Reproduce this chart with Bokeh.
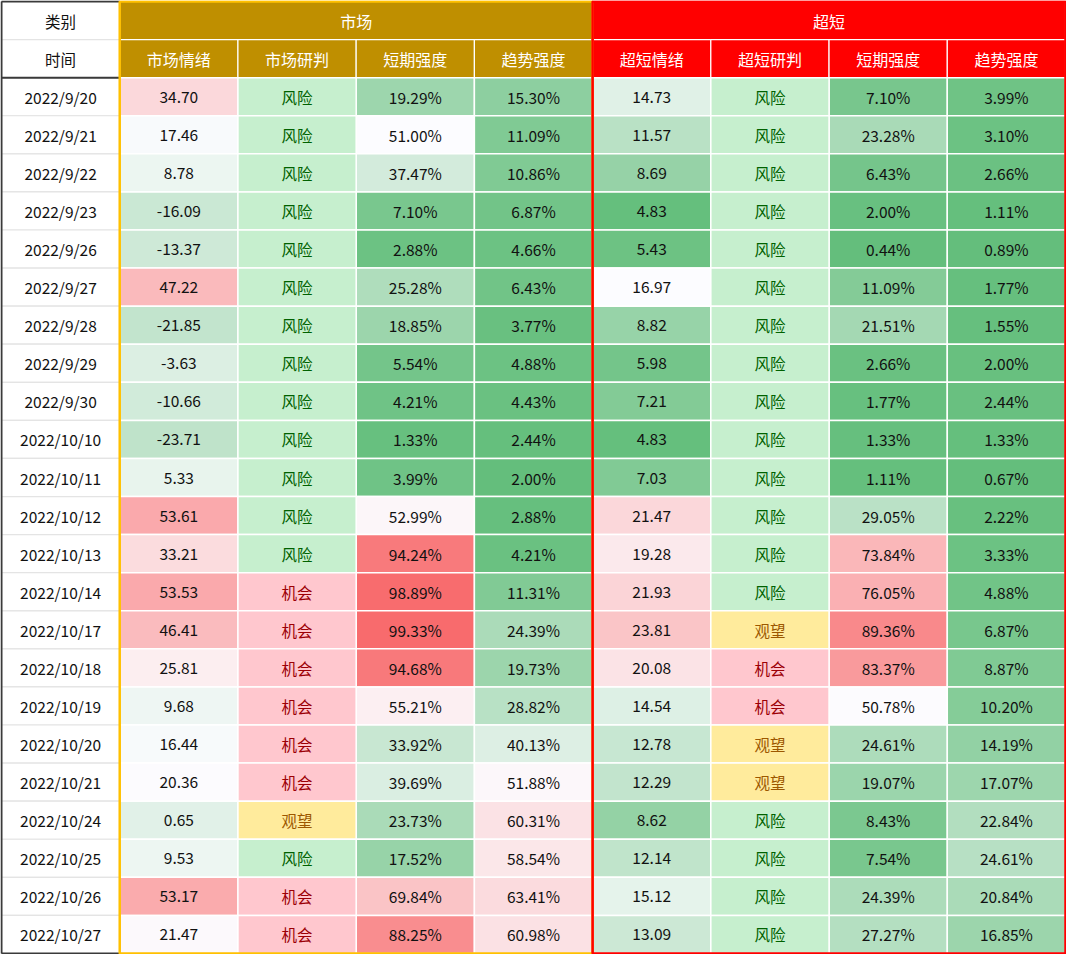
from bokeh.plotting import figure
from bokeh.models import Range1d, ColumnDataSource
from bokeh.transform import linear_cmap, factor_cmap
from bokeh.core.properties import value
from bokeh.embed import file_html
from bokeh.resources import INLINE

dates = ["2022/9/20", "2022/9/21", "2022/9/22", "2022/9/23", "2022/9/26", "2022/9/27",
         "2022/9/28", "2022/9/29", "2022/9/30", "2022/10/10", "2022/10/11", "2022/10/12",
         "2022/10/13", "2022/10/14", "2022/10/17", "2022/10/18", "2022/10/19", "2022/10/20",
         "2022/10/21", "2022/10/24", "2022/10/25", "2022/10/26", "2022/10/27"]

mkt_sent = [34.70, 17.46, 8.78, -16.09, -13.37, 47.22, -21.85, -3.63, -10.66, -23.71, 5.33, 53.61,
            33.21, 53.53, 46.41, 25.81, 9.68, 16.44, 20.36, 0.65, 9.53, 53.17, 21.47]
mkt_judge = ["风险"] * 13 + ["机会", "机会", "机会", "机会", "机会", "机会", "观望", "风险", "机会", "机会"]
mkt_short = [19.29, 51.00, 37.47, 7.10, 2.88, 25.28, 18.85, 5.54, 4.21, 1.33, 3.99, 52.99,
             94.24, 98.89, 99.33, 94.68, 55.21, 33.92, 39.69, 23.73, 17.52, 69.84, 88.25]
mkt_trend = [15.30, 11.09, 10.86, 6.87, 4.66, 6.43, 3.77, 4.88, 4.43, 2.44, 2.00, 2.88,
             4.21, 11.31, 24.39, 19.73, 28.82, 40.13, 51.88, 60.31, 58.54, 63.41, 60.98]
ss_sent = [14.73, 11.57, 8.69, 4.83, 5.43, 16.97, 8.82, 5.98, 7.21, 4.83, 7.03, 21.47,
           19.28, 21.93, 23.81, 20.08, 14.54, 12.78, 12.29, 8.62, 12.14, 15.12, 13.09]
ss_judge = ["风险"] * 14 + ["观望", "机会", "机会", "观望", "观望", "风险", "风险", "风险", "风险"]
ss_short = [7.10, 23.28, 6.43, 2.00, 0.44, 11.09, 21.51, 2.66, 1.77, 1.33, 1.11, 29.05,
            73.84, 76.05, 89.36, 83.37, 50.78, 24.61, 19.07, 8.43, 7.54, 24.39, 27.27]
ss_trend = [3.99, 3.10, 2.66, 1.11, 0.89, 1.77, 1.55, 2.00, 2.44, 1.33, 0.67, 2.22,
            3.33, 4.88, 6.87, 8.87, 10.20, 14.19, 17.07, 22.84, 24.61, 20.84, 16.85]

groups = ["市场", "超短"]
header_top_left = "类别"
header_second_left = "时间"
sub_headers = ["市场情绪", "市场研判", "短期强度", "趋势强度", "超短情绪", "超短研判", "短期强度", "趋势强度"]
judge_levels = ["风险", "机会", "观望"]

# ---- styling ----
FONT = "Noto Sans CJK SC"
GREEN = (0x63, 0xBE, 0x7B)
WHITE = (0xFC, 0xFC, 0xFF)
RED = (0xF8, 0x69, 0x6B)
JUDGE_BG = ["#C6EFCE", "#FFC7CE", "#FFEB9C"]
JUDGE_FG = ["#006100", "#9C0006", "#9C5700"]
GOLD_BG = "#BF8F00"
GOLD_LINE = "#FFC000"
RED_BG = "#FF0000"

n = len(dates)
W_PX, H_PX = 1064, 952
upx = W_PX / 9.0
upy = H_PX / 25.0
pad = 1.0

p = figure(width=W_PX + 2, height=H_PX + 2,
           x_range=Range1d(-pad / upx, 9 + pad / upx),
           y_range=Range1d(25 + pad / upy, -pad / upy),
           toolbar_location=None, output_backend="svg", min_border=0)
p.axis.visible = False
p.grid.visible = False
p.outline_line_color = None
p.background_fill_color = "white"


def three_color_palette(lo, mid, hi, N=256):
    pal = []
    for i in range(N):
        v = lo + (hi - lo) * (i + 0.5) / N
        if v <= mid:
            t = (mid - v) / (mid - lo)
            a, b = WHITE, GREEN
        else:
            t = (v - mid) / (hi - mid)
            a, b = WHITE, RED
        t = max(0.0, min(1.0, t))
        c = tuple(int(round(a[k] + (b[k] - a[k]) * t)) for k in range(3))
        pal.append("#%02x%02x%02x" % c)
    return pal


rows_y = [2.5 + i for i in range(n)]

# left column (dates)
src_dates = ColumnDataSource(dict(x=[0.5] * n, y=rows_y, t=dates))
p.rect(x="x", y="y", width=1, height=1, source=src_dates, fill_color="white",
       line_color="#e4e4e4", line_width=1.2)
p.text(x="x", y="y", text="t", source=src_dates, text_align="center", text_baseline="middle",
       text_font=value(FONT), text_font_size="15.5px", text_color="#111111")

# header left
src_hl = ColumnDataSource(dict(x=[0.5, 0.5], y=[0.5, 1.5], t=[header_top_left, header_second_left]))
p.rect(x="x", y="y", width=1, height=1, source=src_hl, fill_color="white", line_color="#e4e4e4",
       line_width=1.2)
p.text(x="x", y="y", text="t", source=src_hl, text_align="center", text_baseline="middle",
       text_font=value(FONT), text_font_size="15.5px", text_color="#111111")

# group headers
src_g = ColumnDataSource(dict(x=[3.0, 7.0], y=[0.5, 0.5], t=groups, c=[GOLD_BG, RED_BG]))
p.rect(x="x", y="y", width=4, height=1, source=src_g, fill_color="c", line_color="white",
       line_width=1.2)
p.text(x="x", y="y", text="t", source=src_g, text_align="center", text_baseline="middle",
       text_font=value(FONT), text_font_size="16px", text_color="white")

# sub headers
sub_x = [1.5 + i for i in range(8)]
src_s = ColumnDataSource(dict(x=sub_x, y=[1.5] * 8, t=sub_headers,
                              c=[GOLD_BG] * 4 + [RED_BG] * 4))
p.rect(x="x", y="y", width=1, height=1, source=src_s, fill_color="c", line_color="white",
       line_width=1.2)
p.text(x="x", y="y", text="t", source=src_s, text_align="center", text_baseline="middle",
       text_font=value(FONT), text_font_size="16px", text_color="white")

# numeric columns with 3-color scales: (values, column x, (lo, mid, hi), is_percent)
numeric_cols = [
    (mkt_sent, 1.5, (-90.0, 20.0, 80.0), False),
    (mkt_short, 3.5, (0.0, 51.0, 100.0), True),
    (mkt_trend, 4.5, (2.0, 50.0, 110.0), True),
    (ss_sent, 5.5, (4.6, 17.0, 35.0), False),
    (ss_short, 7.5, (0.44, 50.5, 100.0), True),
    (ss_trend, 8.5, (0.67, 44.0, 100.0), True),
]
for vals, cx, (lo, mid, hi), pct in numeric_cols:
    labels = [("%.2f%%" % v) if pct else ("%.2f" % v) for v in vals]
    src = ColumnDataSource(dict(x=[cx] * n, y=rows_y, v=vals, t=labels))
    pal = three_color_palette(lo, mid, hi)
    p.rect(x="x", y="y", width=1, height=1, source=src,
           fill_color=linear_cmap("v", pal, lo, hi), line_color="white", line_width=1.5)
    p.text(x="x", y="y", text="t", source=src, text_align="center", text_baseline="middle",
           text_font=value(FONT), text_font_size="15.5px", text_color="#111111")

# judgement columns
for vals, cx in [(mkt_judge, 2.5), (ss_judge, 6.5)]:
    src = ColumnDataSource(dict(x=[cx] * n, y=rows_y, t=vals))
    p.rect(x="x", y="y", width=1, height=1, source=src,
           fill_color=factor_cmap("t", JUDGE_BG, judge_levels), line_color="white", line_width=1.5)
    p.text(x="x", y="y", text="t", source=src, text_align="center", text_baseline="middle",
           text_font=value(FONT), text_font_size="15.5px",
           text_color=factor_cmap("t", JUDGE_FG, judge_levels))

# borders
p.multi_line(xs=[[0, 0], [0, 1], [0, 1], [0, 1]], ys=[[0, 25], [0, 0], [2, 2], [25, 25]],
             line_color="#3a3a3a", line_width=2)
p.rect(x=[3.0], y=[12.5], width=4, height=25, fill_color=None, line_color=GOLD_LINE, line_width=2.5)
p.rect(x=[7.0], y=[12.5], width=4, height=25, fill_color=None, line_color=RED_BG, line_width=2.5)

open("out.html", "w").write(file_html(p, INLINE))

* _THE PROBLEM_:
Write out, word for word, the lines from the start of the data through the one holding "from bokeh.resources import INLINE". Omit pictures.

* _THE REPLY_:
Reproduce this chart with Bokeh.
from bokeh.plotting import figure
from bokeh.models import Range1d, ColumnDataSource
from bokeh.transform import linear_cmap, factor_cmap
from bokeh.core.properties import value
from bokeh.embed import file_html
from bokeh.resources import INLINE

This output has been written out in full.